DAVID GRAY-AFP
An "erratic" tropical cyclone lingered off Australia's eastern coast on Thursday, bringing drenching rains and record-breaking waves to a heavily populated region rarely hit by typhoons.
Tropical Cyclone Alfred was 250 kilometres east of busy Brisbane city on Thursday afternoon, but government forecasts warned its slow and "erratic" crawl towards the mainland was growing difficult to predict.
Some four million people were in the firing line along a 400-kilometre coastline expected to see the worst storm.
"We're already seeing gales developing on the coastal fringe," Bureau of Meteorology forecaster Sarah Scully told AFP.
"There have been very large waves and powerful swells. That's generated by Alfred lingering in the Coral Sea and creating a lot of wave energy."
A 12.4-metre wave was recorded on the Gold Coast south of Brisbane, the largest swell ever picked up by that monitoring station.
Daring surfers paddled out to catch the supercharged waves, ignoring the threat of US$10,000 fines for "reckless behaviour".
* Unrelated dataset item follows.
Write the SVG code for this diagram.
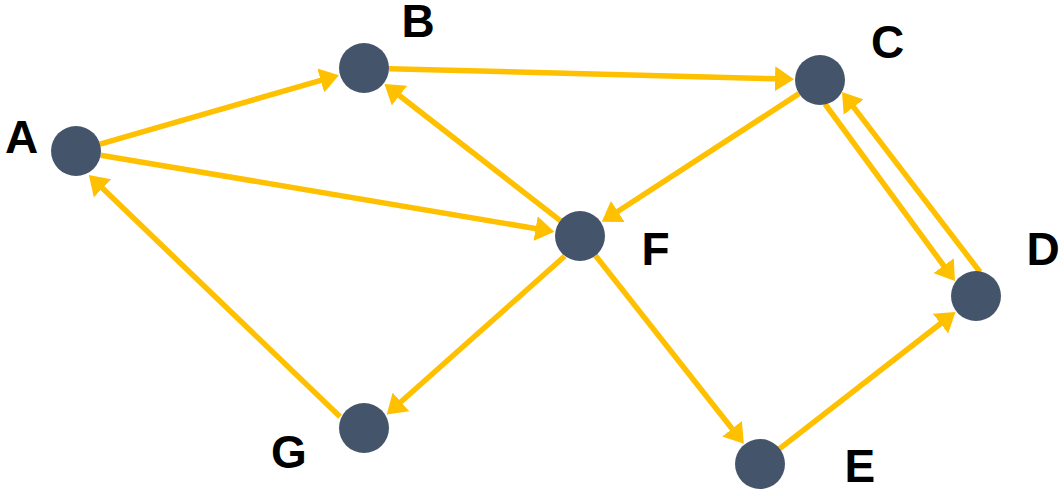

"I am just staggered that people would be so stupid. It is a huge act of stupidity," said acting Gold Coast mayor Donna Gates.
Alfred was initially forecast to strike land late on Thursday evening.
But the slow-moving storm, churning towards the coast at just 7 kilometres per hour, was now more likely to make landfall late on Friday or early Saturday.
While this gave coastal hamlets more time to stack sandbags and stockpile food, Scully warned it also left them exposed to wild weather on the storm's outer edges.
"It will mean that the coastal areas are exposed for a longer period of time," she said.
Some towns had already seen "well over" 200 millimetres of rain, Scully said.
The weather bureau said Alfred would cross the coast somewhere near the bustling metropolitan hub of Brisbane.
It would be the first cyclone to make landfall in the area for more than 50 years.
"There's a lot of people in harm's way here. We're talking about something like four-and-a-half million Australians," said senior government minister Jim Chalmers.
"It's rare for a cyclone to be this far south and to threaten such a huge population area."